The United States Armed Forces offer a variety of benefits to military personnel, veterans and their dependents as they face the challenge of financing an education. Depending on your circumstances, you may be eligible for the following:
Military Tuition Assistance
This is not a loan, but the money that is to be considered earned as base pay. The Army, Navy, Marines, Air Force and Coast Guard each have their own unique set of service requirements. Congress has given each service the right to pay up to 100 percent of tuition expenses for selected students enrolled in off-duty hours classes.
The Montgomery GI Bill
This bill offers benefits to Active Duty, Selected Reserve and National Guard service members to help cover the costs of education or training. Depending on status and specifics of eligibility, the GI Bill contains several programs, administered differently. Military.com covers the following options as they apply to all service members:
- Bill Eligibility Details
- Additional GI Bill Features and Details
- VA Form 22-1990
- GI Bill Payment Rates
- Tutorial Assistance Program
- Work Study Program
- Apprentice and On-The-Job Training Program
- GI Bill Top-Up
- GI Bill Licensing and Certification Benefits
- Veterans Education Assistance Program – VEAP
- Reserve Education Assistance Program - REAP
- GI Bill FAQ
A portion of the $300 million dollar military and veteran related educational scholarships tends to go unclaimed due to a few common misconceptions:
- Tuition Assistance and other education benefits eliminate the possibility/need for scholarships and grants- Tuition Assistance tends to have a limit of $750 a class and does not cover all fees, books or related necessary items.

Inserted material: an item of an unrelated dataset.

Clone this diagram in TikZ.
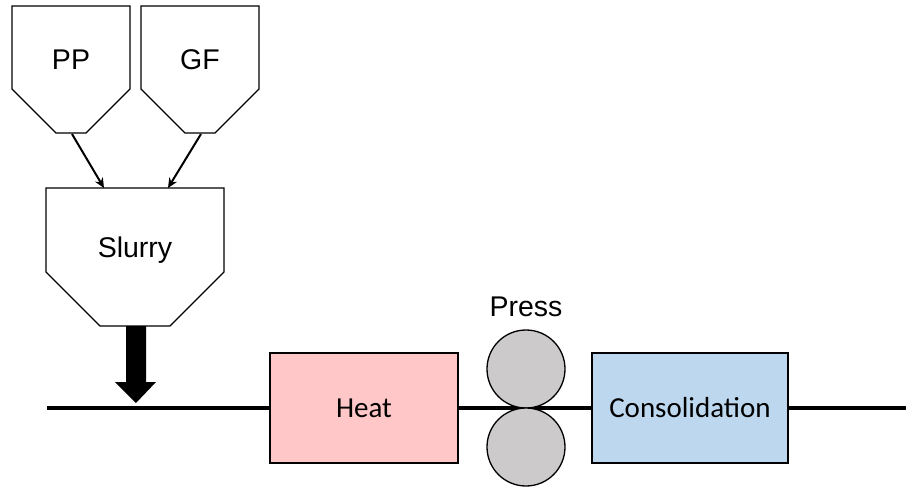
\documentclass[tikz,border=0pt]{standalone}
\usepackage{fontspec}
\setmainfont{Liberation Sans}
\newfontfamily\calib{Carlito}
\usetikzlibrary{arrows.meta}
\definecolor{heatpink}{RGB}{255,199,199}
\definecolor{consblue}{RGB}{189,215,238}
\definecolor{rollgray}{RGB}{204,202,203}
\tikzset{
  hopper/.style={draw=black, line width=1.3pt, fill=white, line join=miter},
  lbl/.style={font=\fontsize{28.5}{32}\selectfont, inner sep=0pt},
  procbox/.style={draw=black, line width=1.3pt, inner sep=0pt, font=\calib\fontsize{29}{32}\selectfont},
  roll/.style={circle, draw=black, line width=1.3pt, fill=rollgray, minimum size=78pt, inner sep=0pt},
  feed/.style={line width=2pt, -{Stealth[length=10pt,width=9pt]}},
  belt/.style={line width=4pt}
}
\begin{document}
\begin{tikzpicture}[x=1pt,y=-1pt]
\useasboundingbox (0,0) rectangle (906,487);
% hoppers
\draw[hopper] (12,6) -- (130,6) -- (130,89) -- (86,133) -- (56,133) -- (12,89) -- cycle;
\draw[hopper] (141,6) -- (259,6) -- (259,89) -- (215,133) -- (185,133) -- (141,89) -- cycle;
\draw[hopper] (46,188) -- (224,188) -- (224,272) -- (170,326) -- (100,326) -- (46,272) -- cycle;
\node[lbl] (pp) at (71,60) {PP};
\node[lbl] (gf) at (200,60) {GF};
\node[lbl] (slurry) at (135,250) {Slurry};
\coordinate (ppout) at (72,134);
\coordinate (gfout) at (201,134);
\coordinate (slin1) at (104,188);
\coordinate (slin2) at (168,188);
\draw[feed] (ppout) -- (slin1);
\draw[feed] (gfout) -- (slin2);
% thick arrow
\coordinate (slout) at (136,326);
\coordinate (drop) at (136,404);
\fill[black] (126,326) -- (146,326) -- (146,382) -- (156,382) -- (136,403) -- (115,382) -- (126,382) -- cycle;
% belt
\coordinate (beltstart) at (47,408);
\coordinate (beltend) at (906,408);
\node[procbox, fill=heatpink, minimum width=188pt, minimum height=110pt] (heat) at (364,408) {Heat};
\node[procbox, fill=consblue, minimum width=196pt, minimum height=110pt] (cons) at (690,408) {Consolidation};
\draw[belt] (beltstart) -- (heat.west);
\draw[belt] (heat.east) -- (cons.west);
\draw[belt] (cons.east) -- (beltend);
\node[roll] (rolltop) at (526,369) {};
\node[roll] (rollbot) at (526,447) {};
\node[lbl] (press) at (526,307) {Press};
\end{tikzpicture}
\end{document}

There are hundreds of grants and scholarships specifically designed to supplement these particular costs.
- Applying for Scholarships is too much work and the chance of winning is too low–applications vary widely depending on the program. Some require only a short application. You may be asked to write an essay, but the benefits earned are well worth the time it takes to do so.
- Scholarships are too hard to find- Many students simply do not know where to look for scholarship information. But the process is easier than ever thanks to online resources that simplify the search process immensely. For example, on Military.coms Scholarship Finder, you have access to information about programs, how to apply and when to apply.
To help with your search, here are some extra tips:
Do your research
Be sure to make use of online resources, and youll have all the information you need right in front of you. Thousands of scholarships from a variety of sources are listed with all of the pertinent information.
Dont limit your options
Just because you are in the military doesn't mean you're not eligible non-military scholarships as well. Visit your library or search online resources for lists of awards based on state of residence, field of study, cultural/ethnic background and age. Its worth checking into any available assistance.
Conduct searches in your military community
There are a number of service aid organizations and associations that offer grants, scholarships and low interest loans such as the Navy Marine Corps Relief Society. Make sure you explore relevant service aids that may offer educational assistance programs.
Make use of online service finders
There are websites that simplify the search process a great deal by generating a list of opportunities after you input the following:
- Current education level
- Preferred start date
- Educational goal
- Date of Birth
- Service affiliation
- Military status
- Zip code
Plus optional areas to specify type of financial assistance, ethnicity and disabilities.
Remember that some scholarship applications have deadlines as early as a year in advance, so start your searches with plenty of time to consider your options thoroughly.